Electrophilic Aromatic Substitution - Effect of Substituent Groups

Effect of Substituent Groups

Both the regioselectivity and the speed of an electrophilic aromatic substitution are affected by the substituents already attached to the benzene ring. In terms of regioselectivity, some groups promote substitution at the ortho or para positions, while other groups increase substitution at the meta position. These groups are called either ortho-para directing or meta directing. In addition, some groups will increase the rate of reaction (activating) while others will decrease the rate (deactivating). While the patterns of regioselectivity can be explained with resonance structures, the influence on kinetics can be explained by both resonance structures and the inductive effect.

Substituents can generally be divided into two classes regarding electrophilic substitution: activating and deactivating towards the aromatic ring. Activating substituents or activating groups stabilize the cationic intermediate formed during the substitution by donating electrons into the ring system, by either inductive effect or resonance effects. Examples of activated aromatic rings are toluene, aniline and phenol.

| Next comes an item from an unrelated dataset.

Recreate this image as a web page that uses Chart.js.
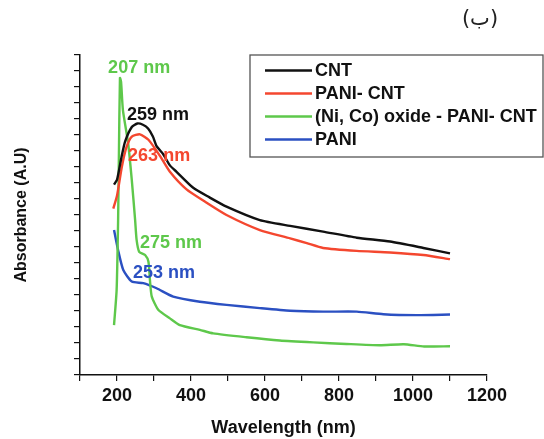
<!DOCTYPE html>
<html>
<head>
<meta charset="utf-8">
<script src="https://cdn.jsdelivr.net/npm/chart.js@4/dist/chart.umd.min.js"></script>
<style>
  html, body { margin: 0; padding: 0; background: #fff; }
  #wrap { width: 544px; height: 439px; }
</style>
</head>
<body>
<div id="wrap"><canvas id="chart" width="544" height="439"></canvas></div>
<script>
// values (wavelength in nm, absorbance in arbitrary units)
const cntWave = [192, 200, 212, 222, 240, 255, 270, 284, 297, 307, 325, 343, 361, 406, 450, 496, 586, 668, 757, 848, 938, 1028, 1100];
const cntAbs  = [5.95, 6.1, 6.8, 7.3, 7.75, 7.86, 7.82, 7.7, 7.45, 7.15, 6.9, 6.55, 6.35, 5.85, 5.55, 5.26, 4.84, 4.66, 4.48, 4.29, 4.17, 3.97, 3.8];

const paniCntWave = [190, 200, 213, 225, 240, 262, 285, 316, 343, 388, 440, 496, 586, 668, 713, 757, 848, 938, 1028, 1100];
const paniCntAbs  = [5.2, 5.6, 6.5, 7.1, 7.45, 7.52, 7.35, 6.85, 6.35, 5.8, 5.4, 5.0, 4.53, 4.27, 4.12, 3.97, 3.88, 3.83, 3.75, 3.62];

const oxideWave = [192, 199, 203, 205, 208, 211, 216, 230, 240, 249, 253, 260, 276, 285, 289, 294, 312, 343, 370, 424, 460, 550, 640, 730, 820, 910, 975, 1030, 1100];
const oxideAbs  = [1.56, 2.66, 4.84, 6.72, 9.28, 9.16, 8.28, 7.25, 6.09, 4.84, 4.22, 3.85, 3.75, 3.54, 2.97, 2.45, 2.03, 1.77, 1.56, 1.41, 1.3, 1.18, 1.08, 1.02, 0.97, 0.93, 0.96, 0.89, 0.9];

const paniWave = [192, 203, 217, 240, 271, 307, 352, 424, 496, 586, 668, 757, 848, 920, 1010, 1100];
const paniAbs  = [4.53, 3.9, 3.28, 2.92, 2.87, 2.71, 2.45, 2.29, 2.19, 2.09, 2.01, 1.98, 1.98, 1.9, 1.87, 1.89];

const seriesNames = ["CNT", "PANI- CNT", "(Ni, Co) oxide - PANI- CNT", "PANI"];
const seriesColors = ["#111111", "#f4472f", "#5ec84b", "#2b50c2"];

// peak labels: text, wavelength, absorbance where the label sits
const peakTexts = ["207 nm", "259 nm", "263 nm", "275 nm", "253 nm"];
const peakWave  = [176, 227, 230, 262, 243];
const peakAbs   = [9.6, 8.12, 6.84, 4.12, 3.19];
const peakColor = [2, 0, 1, 2, 3];

const BOLD = "'Liberation Sans', Arial, sans-serif";

function toPoints(xs, ys) {
  return xs.map((x, i) => ({ x: x, y: ys[i] }));
}

const waves = [cntWave, paniCntWave, oxideWave, paniWave];
const absorb = [cntAbs, paniCntAbs, oxideAbs, paniAbs];

const datasets = seriesNames.map((name, i) => ({
  label: name,
  data: toPoints(waves[i], absorb[i]),
  borderColor: seriesColors[i],
  borderWidth: 2.4,
  pointRadius: 0,
  fill: false,
  tension: 0.2,
}));

const extras = {
  id: "extras",
  afterDraw(chart) {
    const ctx = chart.ctx;
    const xs = chart.scales.x;
    const ys = chart.scales.y;
    ctx.save();

    // peak annotations
    ctx.font = "bold 18px " + BOLD;
    ctx.textAlign = "left";
    ctx.textBaseline = "middle";
    peakTexts.forEach((t, i) => {
      ctx.fillStyle = seriesColors[peakColor[i]];
      ctx.fillText(t, xs.getPixelForValue(peakWave[i]), ys.getPixelForValue(peakAbs[i]));
    });

    // legend box
    const bx = 250, by = 55, bw = chart.width - 1 - bx, bh = 102;
    ctx.strokeStyle = "#555";
    ctx.lineWidth = 1.3;
    ctx.strokeRect(bx, by, bw, bh);
    seriesNames.forEach((name, i) => {
      const y = 70.5 + i * 23;
      ctx.strokeStyle = seriesColors[i];
      ctx.lineWidth = 2.5;
      ctx.beginPath();
      ctx.moveTo(265, y);
      ctx.lineTo(312, y);
      ctx.stroke();
      ctx.fillStyle = "#111";
      ctx.fillText(name, 315, y + 1);
    });

    // panel letter
    ctx.font = "21px 'DejaVu Sans', sans-serif";
    ctx.textAlign = "center";
    ctx.fillStyle = "#222";
    ctx.fillText("(ب)", 480, 20);
    ctx.restore();
  },
};

new Chart(document.getElementById("chart"), {
  type: "line",
  data: { datasets: datasets },
  options: {
    responsive: false,
    animation: false,
    layout: { padding: { top: 55, right: 57, left: 0, bottom: 0 } },
    plugins: {
      legend: { display: false },
      tooltip: { enabled: false },
    },
    scales: {
      x: {
        type: "linear",
        min: 100,
        max: 1200,
        afterFit: (s) => { s.height = 64; },
        border: { display: true, color: "#111", width: 1.5 },
        grid: { drawOnChartArea: false, drawTicks: true, tickLength: 6, color: "#111", lineWidth: 1.2 },
        ticks: {
          stepSize: 100,
          padding: 4,
          color: "#111",
          font: { family: BOLD, size: 18, weight: "bold" },
          maxRotation: 0,
          autoSkip: false,
          callback: (v) => (v % 200 === 0 ? String(v) : ""),
        },
        title: {
          display: true,
          text: "Wavelength (nm)",
          color: "#111",
          font: { family: BOLD, size: 18, weight: "bold" },
          padding: { top: 0, bottom: 0 },
        },
      },
      y: {
        min: 0,
        max: 10,
        afterFit: (s) => { s.width = 80; },
        border: { display: true, color: "#111", width: 1.5 },
        grid: { drawOnChartArea: false, drawTicks: true, tickLength: 6, color: "#111", lineWidth: 1.2 },
        ticks: { stepSize: 0.5, display: false },
        title: {
          display: true,
          text: "Absorbance (A.U)",
          color: "#111",
          font: { family: BOLD, size: 16, weight: "bold" },
          padding: { top: 12, bottom: 0 },
        },
      },
    },
  },
  plugins: [extras],
});
</script>
</body>
</html>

The extra electron density delivered into the ring by the substituent is not equally divided over the entire ring, but is concentrated on atoms 2, 4 and 6 (the ortho and para positions). These positions are thus the most reactive towards an electron-poor electrophile. The highest electron density is located on both ortho and para positions, though this increased reactivity might be offset by steric hindrance between substituent and electrophile. The final result of the elecrophilic aromatic substitution might thus be hard to predict, and it is usually only established by doing the reaction and determining the ratio of ortho versus para substitution.

On the other hand, deactivating substituents destabilize the intermediate cation and thus decrease the reaction rate. They do so by withdrawing electron density from the aromatic ring, though the positions most affected are again the ortho and para ones. This means that the most reactive positions (or, least unreactive) are the meta ones (atoms 3 and 5). Examples of deactivated aromatic rings are nitrobenzene, benzaldehyde and trifluoromethylbenzene. The deactivation of the aromatic system also means that generally harsher conditions are required to drive the reaction to completion. An example of this is the nitration of toluene during the production of trinitrotoluene (TNT). While the first nitration, on the activated toluene ring, can be done at room temperature and with dilute acid, the second one, on the deactivated nitrotoluene ring, already needs prolonged heating and more concentrated acid, and the third one, on very strongly deactivated dinitrotoluene, has to be done in boiling concentrated sulfuric acid.

Functional groups thus usually tend to favor one or two of these positions above the others; that is, they direct the electrophile to specific positions. A functional group that tends to direct attacking electrophiles to the meta position, for example, is said to be meta-directing.